Yuan Keheng part étudier au Royaume-Uni en 1913. Ce séjour va complètement transformer sa vie. A son retour, il entend être le grand ordonnateur de la révolution industrielle chinoise tant il a compris le retard important pris par son pays dans ce domaine. Occupant le poste de directeur général de Qixin Cement Company, la première usine de ciment de l'histoire chinoise, d’origine britannique, nationalisée en 1906 grâce à son père, il va rapidement faire fortune et inaugurer des décennies de monopole cimentier dans le pays. Lors de la guerre sino-japonaise (1937-1945), il n’hésite pas à transformer une de ses usines en hôpital permettant ainsi d’accueillir 30 000 personnes. Avec l’arrivée au pouvoir des communistes, on lui propose le poste d’adjoint au maire de Tianjin, mais fidèle à la promesse de sa mère de ne jamais faire de politique, il refusera cette nomination. On ne sait pas grand-chose de sa naissance ni de son décès, si ce n’est qu’il est mort paisiblement, considéré comme un héros national. 

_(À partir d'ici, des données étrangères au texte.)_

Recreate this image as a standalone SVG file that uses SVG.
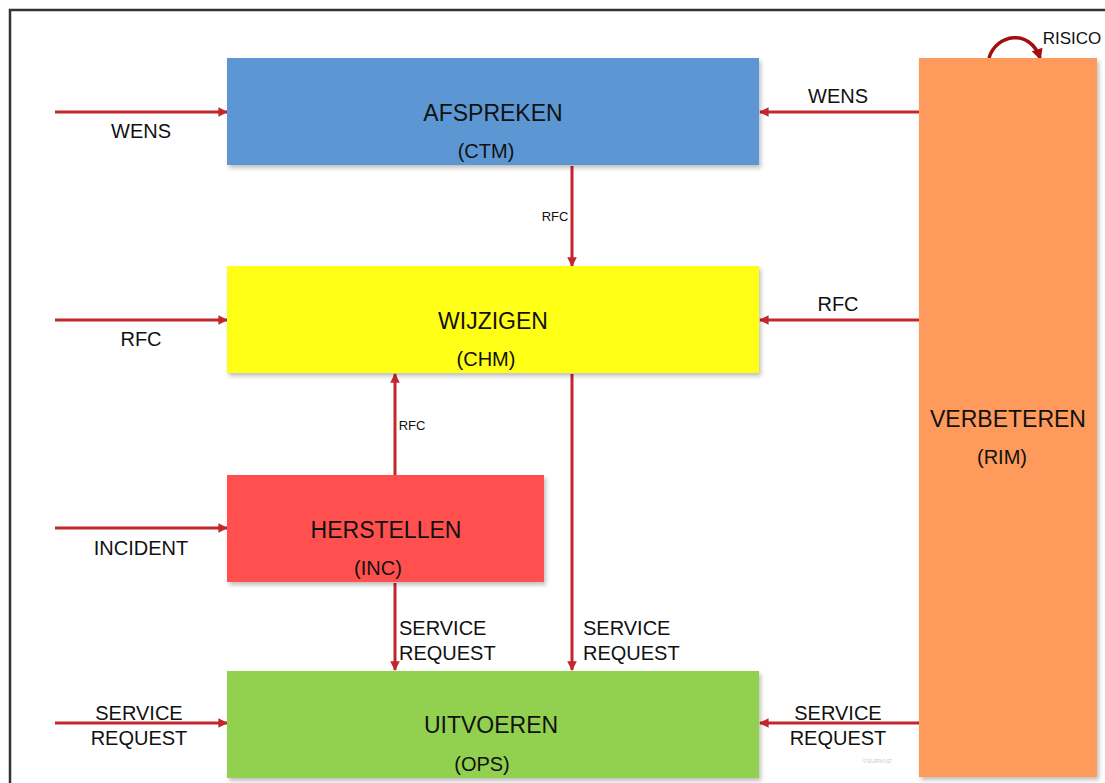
<svg xmlns="http://www.w3.org/2000/svg" width="1105" height="783" viewBox="0 0 1105 783">
<style>
.box{stroke:none;filter:url(#sh)}
.t{font-family:"Liberation Sans",Arial,sans-serif;fill:#111;text-anchor:middle}
.big{font-size:23px}
.sub{font-size:20px}
.lbl{font-size:20px}
.sm{font-size:13px}
.con{stroke:#c4262e;stroke-width:3;fill:none;marker-end:url(#ah)}
</style>
<defs>
<marker id="ah" viewBox="0 0 10 10" refX="9" refY="5" markerWidth="3.6" markerHeight="3.2" orient="auto" markerUnits="strokeWidth">
<path d="M0,0 L10,5 L0,10 z" fill="#c4262e"/>
</marker>
<marker id="ah2" viewBox="0 0 10 10" refX="8" refY="5" markerWidth="3.4" markerHeight="3.2" orient="auto" markerUnits="strokeWidth">
<path d="M0,0 L10,5 L0,10 z" fill="#a10f0f"/>
</marker>
<filter id="sh" x="-5%" y="-5%" width="112%" height="115%">
<feDropShadow dx="2" dy="3" stdDeviation="2" flood-color="#000" flood-opacity="0.25"/>
</filter>
</defs>
<rect width="1105" height="783" fill="#fff"/>
<path d="M10,783 V10 H1105" fill="none" stroke="#333" stroke-width="2.5"/>

<g id="connectors">
<line class="con" x1="55" y1="112" x2="227" y2="112"/>
<line class="con" x1="919" y1="112" x2="760" y2="112"/>
<line class="con" x1="572" y1="166" x2="572" y2="266"/>
<line class="con" x1="55" y1="320" x2="227" y2="320"/>
<line class="con" x1="919" y1="320" x2="760" y2="320"/>
<line class="con" x1="395" y1="475" x2="395" y2="374"/>
<line class="con" x1="55" y1="528" x2="227" y2="528"/>
<line class="con" x1="395" y1="583" x2="395" y2="670"/>
<line class="con" x1="572" y1="374" x2="572" y2="670"/>
<line class="con" x1="55" y1="723" x2="227" y2="723"/>
<line class="con" x1="919" y1="723" x2="760" y2="723"/>
<path d="M989,58 C996,34 1030,28 1040,58" fill="none" stroke="#a10f0f" stroke-width="3.5" marker-end="url(#ah2)"/>
<text class="t lbl" x="141" y="138">WENS</text>
<text class="t lbl" x="838" y="103">WENS</text>
<text class="t sm" x="555" y="221">RFC</text>
<text class="t lbl" x="141" y="346">RFC</text>
<text class="t lbl" x="838" y="311">RFC</text>
<text class="t sm" x="412" y="430">RFC</text>
<text class="t lbl" x="141" y="555">INCIDENT</text>
<text class="t lbl" x="399" y="635" style="text-anchor:start">SERVICE</text>
<text class="t lbl" x="399" y="660" style="text-anchor:start">REQUEST</text>
<text class="t lbl" x="583" y="635" style="text-anchor:start">SERVICE</text>
<text class="t lbl" x="583" y="660" style="text-anchor:start">REQUEST</text>
<text class="t lbl" x="139" y="720">SERVICE</text>
<text class="t lbl" x="139" y="745">REQUEST</text>
<text class="t lbl" x="838" y="720">SERVICE</text>
<text class="t lbl" x="838" y="745">REQUEST</text>
<text class="t" x="1072" y="44" style="font-size:17px">RISICO</text>
</g>

<g id="afspreken">
<rect class="box" x="227" y="58" width="532" height="107" fill="#5b97d3"/>
<text class="t big" x="493" y="121">AFSPREKEN</text>
<text class="t sub" x="486" y="158">(CTM)</text>
</g>
<g id="wijzigen">
<rect class="box" x="227" y="266" width="532" height="107" fill="#ffff14"/>
<text class="t big" x="493" y="329">WIJZIGEN</text>
<text class="t sub" x="486" y="366">(CHM)</text>
</g>
<g id="herstellen">
<rect class="box" x="227" y="475" width="317" height="107" fill="#ff4f4f"/>
<text class="t big" x="386" y="538">HERSTELLEN</text>
<text class="t sub" x="378" y="575">(INC)</text>
</g>
<g id="uitvoeren">
<rect class="box" x="227" y="671" width="532" height="107" fill="#92d050"/>
<text class="t big" x="491" y="733">UITVOEREN</text>
<text class="t sub" x="482" y="771">(OPS)</text>
</g>
<g id="verbeteren">
<rect class="box" x="919" y="58" width="178" height="719" fill="#fe9b5c"/>
<text class="t big" x="1008" y="427">VERBETEREN</text>
<text class="t sub" x="1002" y="464">(RIM)</text>
</g>
<text x="877" y="763" style="font-family:'Liberation Sans',Arial,sans-serif;font-size:6px;fill:#c8c8c8;text-anchor:middle">©SURVUZ</text>
</svg>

Aujourd’hui, la quasi-majorité des descendants du maréchal Yuan Shikai vivent en Chine devenus des « gens ordinaires qui font des choses ordinaires ». Un de ses arrière-petit-fils, poète plusieurs fois récompensé, Li-Young Lee (né en 1958), réside en exil en Indonésie. Toujours désigné comme un vulgaire seigneur de la guerre par les manuels officiels d’Histoire, aucun de ses decendants ne se revendique de l’héritage de Yuan Shikai, préférant se fondre dans la masse d’une population qui garde de l’Empereur Kongxian qu’un vague souvenir. Un chapitre qui appartient aux pages jaunies d’une époque à jamais révolue.